“Waking The Feminists,” which was held at the Lincoln Center campus on Feb. 28, followed similar events in Ireland protesting the decision of the Abbey Theatre—the country’s national theater company—to mark the centenary of Ireland’s independence with a program that included just one play written by a woman, and just three directed by a woman.
Keri Walsh, PhD, assistant professor of English, said the gathering was about signaling to Irish women in the arts that their voices are being heard in New York, and that their campaign is sending a galvanizing message to theatre makers here. The day’s events consisted of scholar’s panel and a practitioners’ panel and were well timed, falling on the same night as the Oscars, she said.
“The problem is not just an Irish problem, but also an American one; not just a problem in theater, but also in film and television, and not just a problem for women, but also for people of color, working class people, and anyone who hasn’t been traditionally included in storytelling on all of our various kinds of stages,” she said.
The eight member practitioners’ panel included a paper by Lucy McDiarmid discussing the subtle ways that Lady Gregory, who co-founded the Abbey with William Butler Yeats, was and was not a feminist. It also included remarks by Elizabeth Brewer Redwine about the life and work of Sara Allgood, an actor whose success took her all the way to Hollywood in the 1930s.
Clair Wills, PhD, the Leonard L. Milberg Professor of Irish Letters at Princeton University, said that protests against the exclusion of women from Irish theater are depressingly familiar. Similar protests erupted as recently as the early 1990s, when the first three volumes of the Field Day Anthology of Irish Writing (W. W. Norton & Company, 1991) were released with little female representation.
“We need to reflect on the fact that this kind of feminist protest appears to have so little purchase that there is little memory of previous iterations. [That] is partly what allows the persistent ignorance of women’s work and women’s representations to continue,” she said. Wills said that when she helped edit follow-up volumes, she and her co-editors took on the task of rectifying the glaring errors.
The Feb. 28 event was sponsored by Fordham’s Institute of Irish Studies and supported by Mary Brautigam, TMC ‘74, and Richard Brautigam, FCRH ’73.
Richard Brautigam said the couple, both of whom are Irish citizens, hopes to bring to Fordham the sort of scholarship and open inquiry that can be found at NYU’s Irish House, where they are members. Brautigam noted that Fordham’s history is steeped in Irish history as its founder, Archbishop John Hughes, hailed from the Emerald Isle.
“He was the greatest defender if the Irish in New York, and it’s because of him that we’ve been able for the last 150 years to proudly raise our heads above the parapet,” he said.
Mary Brautigam likewise credited Fordham with helping her build a future in the United States. She was the first of her family to be born here, and the first to graduate from college, thanks to generous financial aid she received.

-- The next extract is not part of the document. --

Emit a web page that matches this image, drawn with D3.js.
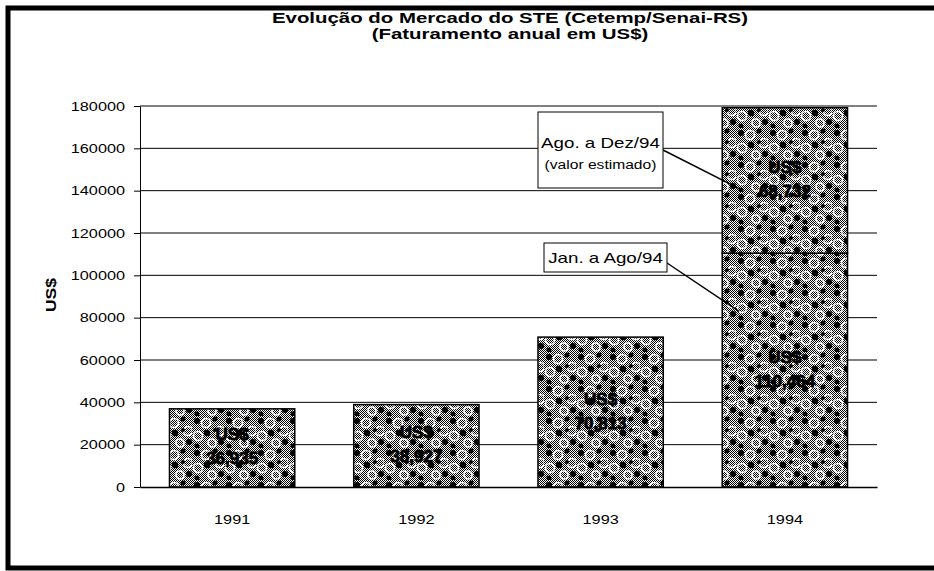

“Fordham is hugely important to a great number of Irish Americans in giving them a chance for an education,” she said.
“We thought Fordham, with its legacy, would be a great place to expand the offerings in New York City of Irish culture.”
John P. Harrington, PhD, director of the institute and Dean of Arts and Sciences Faculty, said that thanks in part to the Brautigam’s generosity, Irish studies is enjoying a resurgence of interest at Fordham, as the country’s history is intertwined with not only the history of the University, but also the Catholic Church and New York City.
In addition to Waking the Feminists, the Institute will be hosting three more events this year, including a night of music and dance with the band the Narrowbacks on March 10, a presentation by Man Booker Prize-winner Anne Enright on Sunday, April 17, and an event featuring Peter Quinn and Terry Golway on Friday, May 6.
“There is a real interest in Ireland and contemporary events, because its about how small countries function in the European union, its about asylum issues; it’s a great introduction to global conflicts and issues,” he said. “It’s not just of interest to people of Irish heritage.”